– there’s no one place in India, where you can source from…depending on the type of fabric, you may have to travel to different parts of the country (e.g. block printing might be only easily available in Sanganer and other areas around Jaipur)
– the fabric we had in mind was for making women’s purses and bags, and for that, it appeared that Mumbai and Surat should be the ideal places to shop at – Mumbai for the consolidated market with tons of variety, and Surat is where the fabric factories are (that is where it is manufactured)
– the markets we had shortlisted were the Mangaldas Market, Multi Jetha market, shops around Musafirkhana, Swadeshi market, Hind Mata market in Dadar, and Gandhi market
A walk through the crowded lanes of Mangaldas market
A walk through the crowded lanes of Mangaldas Market
The shopkeepers proactively, and often loudly, invite you to have a look, and often try to guess, quite accurately I must admit, what you might be there to shop. Here we learnt that we would have to pick up the fabric separately, and then ask ‘somebody else’ to do the embroidery and other work we wanted to get done. It’s not like they would offer you on a platter all they have, and we can pick and chose, which was a bit of disappointment. We sampled various fabrics, from raw real silk (costing upwards of Rs 850 per meter), to the Chinese silk (the non-real one, starting from Rs 140 per meter!), the velvets and various other pre-embroidered stuff. While we found what we wanted, it was one piece here, one design there…nothing worth getting too excited about or placing bulk order from one supplier.
What a disappointment! The friend of mine had been sourcing fabrics from HK and China and she is used to having a large mall-like building, with lots and lots (read hundreds!) of air-conditioned shops, all selling fabrics of myriad colours, designs, and textures and you get what you want, in that mall, literally ‘on a platter’.
We were then led by an agent-like but harmless-looking person to another shop – a large air-conditioned one this time, called ‘Velkan’ or something like that. Again, the owner was very helpful and clear about what is available and what can be done – at a further cost and time. He also offered to take us to the mill-depot which opens at 2 pm to see ‘all’ the designs. We learnt that, while the mills might actually be in Gujarat or elsewhere, there is a ‘depot’ nearby where all mills’ agents would show up to showcase their designs and products and these shop owners (who are wholesalers themselves) would visit these depots to place their orders and pick deliveries of the previously ordered stuff.

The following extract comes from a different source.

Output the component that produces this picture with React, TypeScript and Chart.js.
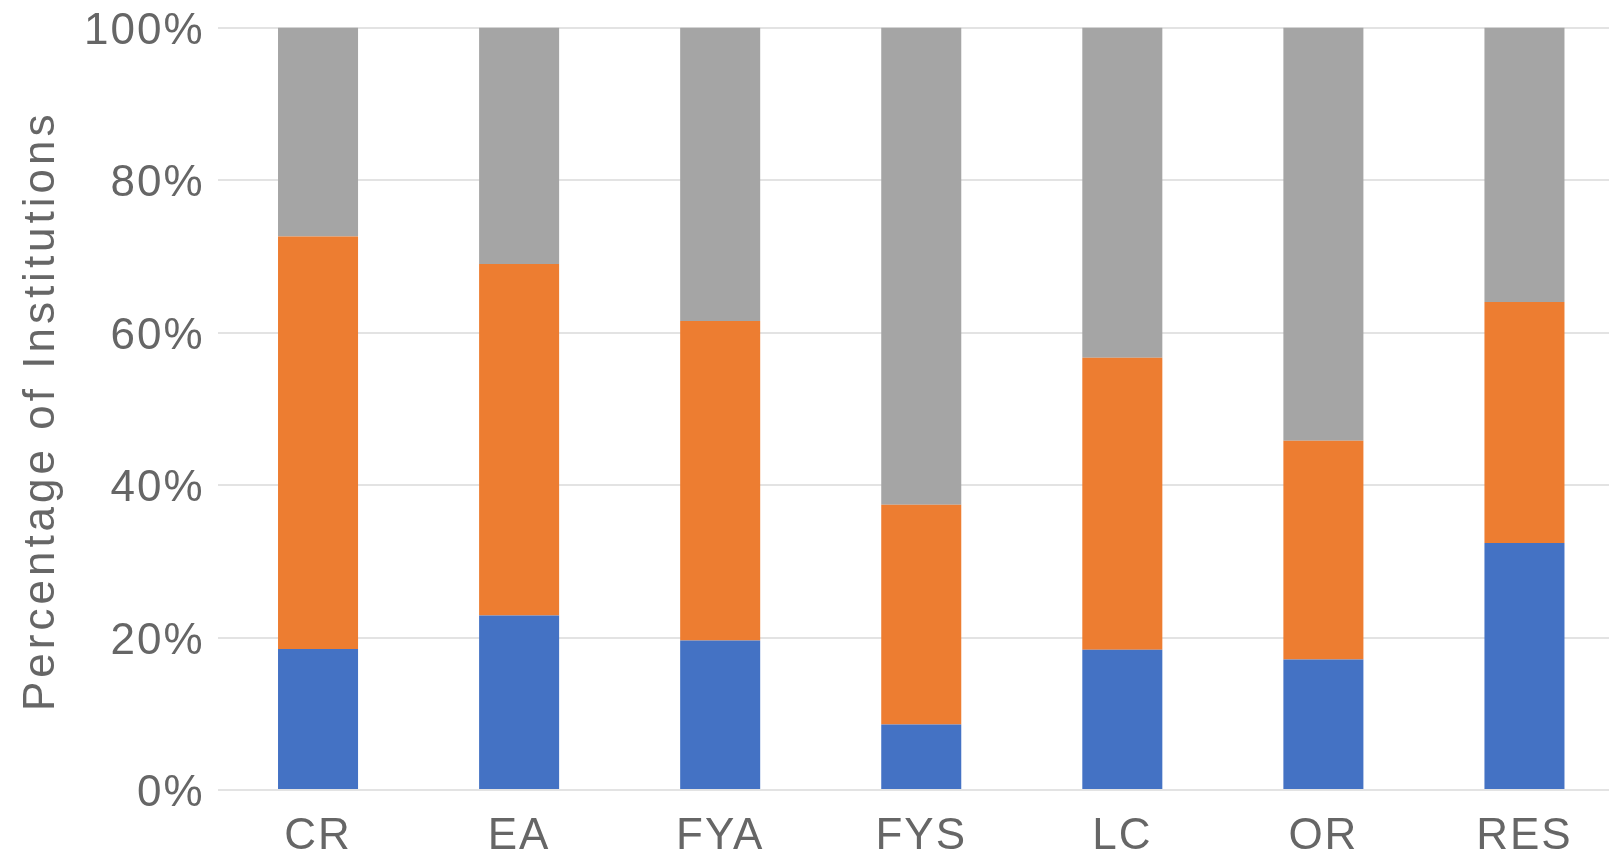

After a quick tete-a-tete and a cool water break, we headed, through smelly sweltering gullies towards Kalbadevi for the Mulji Jetha market. It is a short walk through shabby by lanes but the market itself is very well laid out – with wider lanes, not too crowded, better quality shops (read glass fronted, air conditioned). While we were looking around, we were attracted by what one particular shop had on their storefront – exactly what we were looking for! Though the design as not clearly Indian, it had the right texture and print that would be suitable for our purpose. We walked into this shop – GR Fashions – and were amazed by the variety of clothes and prints they had on offer. All neatly arranged in rows after rows of swatches in clear plastic sheets, we finally had found our Mecca! With the permission of the manager there, we took enough photos and many swatches (which the owner was only too kind to share with us), finally glad that the trip, and the sweat, was worth it!
Definitely a place coming back to explore much more. We concluded that one day was too short to explore all that we had in mind…we probably did 20% of what we had set out to achieve…but were happy that we got what we wanted, with a promise to return for more, soon! But will not leave before having a Gujarati thali at Chetana Restaurant at Kala Ghoda – after all we have earned it!